Les procureurs européens délégués (PED) représenteront, quant à eux, un échelon déconcentré au sein de chaque État et seront chargés du suivi opérationnel des enquêtes et des poursuites.
Il s’agit là, à mon sens, d’une organisation respectueuse de la souveraineté des États membres, qui devrait permettre un ancrage solide dans les systèmes nationaux et être acceptée par les praticiens.
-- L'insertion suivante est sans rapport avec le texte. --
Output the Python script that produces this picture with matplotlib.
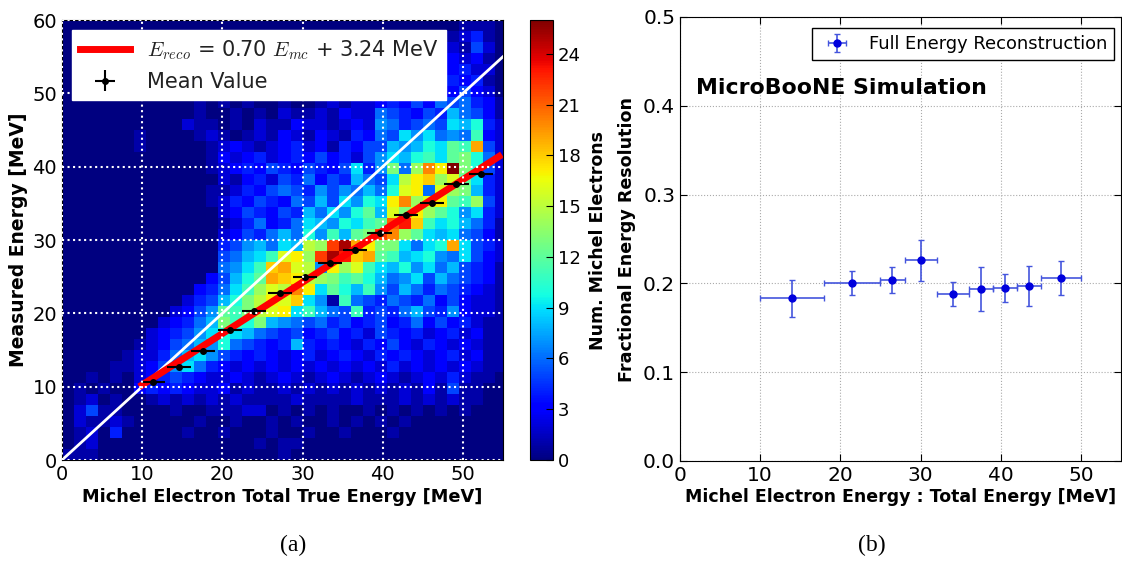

Par ailleurs, ce projet de loi prévoit des dispositions relatives à la justice pénale spécialisée. Il prévoit l’exercice prioritaire de compétence en cas de ministère public spécialisé et l’extension des compétences du parquet antiterroriste, et comporte des dispositions relatives à la lutte contre la criminalité et la délinquance organisées, les pratiques anticoncurrentielles et les atteintes à l’environnement ; mon collègue Hervé Maurey développera ce dernier point dans quelques minutes.
Ce projet de loi comporte enfin des dispositions diverses, notamment, à l’article 11, la création d’une peine complémentaire de « non-parution dans un réseau de transport public ». Sur ce point, monsieur le rapporteur Philippe Bonnecarrère, que je félicite pour son travail, a déposé un amendement visant à renforcer la garantie des droits de la personne condamnée.
L’article 12 du projet de loi vise à tirer les conséquences des difficultés de mise en œuvre du fonds interprofessionnel d’accès au droit et à la justice (FIADJ) institué par la loi du 6 août 2015 pour la croissance, l’activité et l’égalité des chances économiques, qui est un texte touffu.
Le Parquet européen sera la première instance européenne indépendante disposant de compétences judiciaires propres. Il s’agit là d’une première étape dans la création d’un ordre public européen, nécessaire à notre unité.
Le groupe Union Centriste votera ce projet de loi.